Is the military the next big thing in revolution in Africa?

All eyes are all focusing on Africa for the very obvious reason for what is happening in the countries politically and leadership wise.

The military has been an integral part in overthrowing governments where such incidents have been reported in the continent.

Sudan’s President, Omar al-Bashir, has been overthrown in a military coup following widespread street protests against his rule.

The army says it will now supervise a two-year transitional period followed by elections.

President al-Bashir himself took power following a military coup in 1989 and prior to that there had been many other coup attempts in Sudan, some successful and some not.

Reality Check looks back at Sudan’s history of military interventions, and the wider picture across the African continent.

Sudan has had more coup attempts than any other country in Africa. Including this most recent intervention, there have been 15 – four of them successful.

If the military succeeds in its ambition of permanently ousting Omar al-Bashir, this will be the fifth.

Since the 1950s, there’ve been a total of 206 coups attempts in Africa, according to a dataset compiled by two US political scientists, Jonathan Powell and Clayton Thyne.

Their definition of a coup is that they are illegal and overt attempts by the military or other civilian officials inside the state to unseat sitting leaders.

However, the definition of coup is often contested and in the past, military leaders have denied they were conducting them.

Take, for example, Zimbabwe in 2017. The military mounted a takeover to put an end to Robert Mugabe’s 37-year rule. At the time, a top military official, Maj Gen Sibusiso Moyo, went on television to deny flatly that it was a military takeover.
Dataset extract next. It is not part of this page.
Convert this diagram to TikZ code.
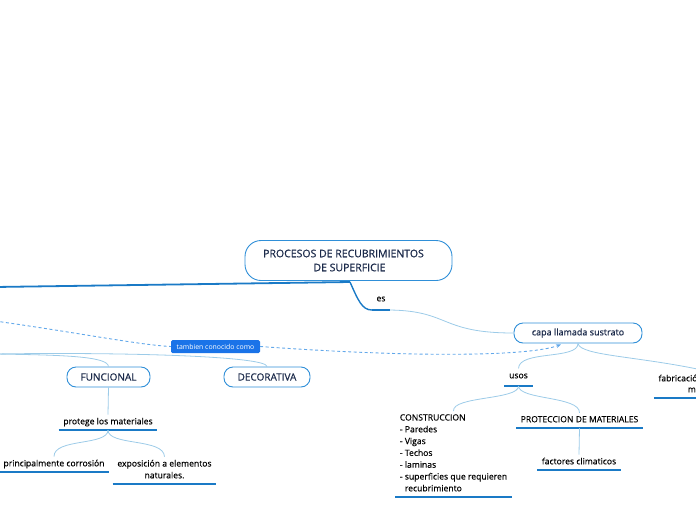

“Coup leaders almost invariably deny their action was a coup in an effort to appear legitimate,” says Powell.

Powell and Thyne regard a successful coup as one that lasts longer than seven days. Excluding the latest one in Sudan, there have been 105 failed coups in Africa and 100 successful ones.

Burkina Faso, in West Africa, has had the most successful ones, with seven.

Africa has certainly had a high number of military takeovers, but this particular way of forcing change is, in fact, declining.

In the four decades between 1960 and 2000, the number of coup attempts remained remarkably consistent at around 40 per decade.

Since then there’s been a significant decline. In the 2000s there were 22 attempts, and in the current decade, the number now stands at 17.

Jonathan Powell says this is not surprising given the instability African countries experienced in the years after independence.

“African countries have had the conditions common for coups, like poverty and poor economic performance. When a country has one coup, that’s often a harbinger of more coups.”

And historically in African countries, the military has generally played a more active role in transitions of power and domestic issues and security.

Globally, the total number of coup attempts since 1952 stands at 476. Africa has experienced more coups than any other continent.

Next is South America which has had 95 attempted coups, 40 of which were successful.

Over the past two decades, there has been a decline in the number of South American coup attempts. The last was in Venezuela in 2002, against President Hugo Chavez – which ended in failure.

Powell says the end of Cold War dynamics which saw the US and Soviet Union meddle in Latin American affairs, as well as the willingness of the international community to sanction countries which have coups, likeĀ Haiti in 1994, has led to the decline of military takeovers.